The key theme: design financial systems that prevent common mistakes and align incentives with long-term wellbeing.
8. Social Norms: Following the Herd
Humans are social creatures, deeply influenced by what others do.
“If many people do something or think something, their actions and their thoughts convey information about what is best for you to do or think.”
This influence works in two ways:
- Informational — If everyone else is doing it, maybe they know something I don’t.
- Peer pressure — We want approval, and we fear disapproval.
Applications:
- Showing households their energy use compared to neighbors cuts consumption.
- Publicizing high rates of tax compliance increases compliance.
The general lesson: if you want to shift behavior, show people what others are (positively) doing.
9. Public Good Problems: Organ Donation and Climate Change
Some of the most powerful nudges target collective action.
Organ Donation
- Countries with presumed consent (default is donor) have vastly higher rates than opt-in countries.
- Mandated choice systems (forcing people to choose) often backfire.
- Best practice: use defaults or gentle prompts, not coercion.
Climate Change
- Barriers: present bias (we care more about now than later), invisible harms (CO₂ is not seen), no villain (diffuse responsibility).
- Solutions:
- Taxes or cap-and-trade to align incentives.
- Automatic green defaults (motion-sensor lights, renewable energy opt-ins).
“If the goal is to make the environment cleaner, a simple idea is to make the green option the easy option.

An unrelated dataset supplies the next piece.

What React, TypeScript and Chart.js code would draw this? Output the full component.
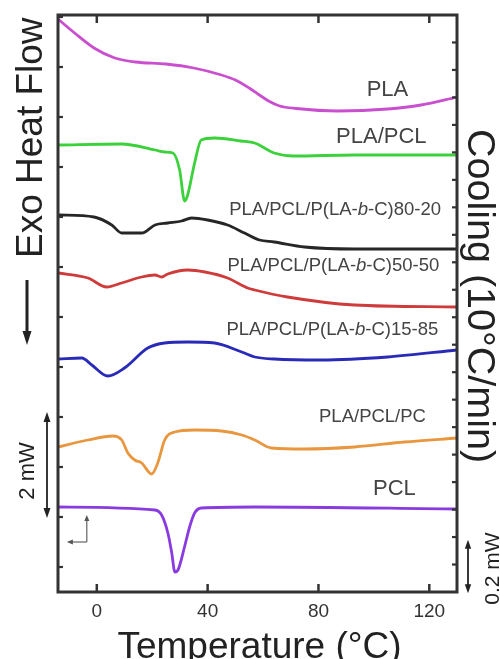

And if the goal is to make it really easy, make it automatic.”
10. Ethics, Transparency, and the Publicity Principle
Critics often worry nudges are manipulative. Thaler and Sunstein counter with a clear guideline:
“No choice architect in the public or private sector should adopt a policy that she would not be able or willing to defend publicly.”
This “publicity principle” ensures nudges are transparent and respectful. In fact, nudges often work better when people know why they’re being nudged.
The deeper idea: nudges should help people make the choices they would want to make if fully informed and reflective. They’re not tools for trickery, but for respect.
Conclusion: Two Mantras to Remember
Nudge: The Final Edition is full of detail, but it boils down to two enduring principles:
- Make it easy.
- Respect freedom and dignity.
Those two mantras are the compass for designing better choices — for ourselves, our institutions, and our society.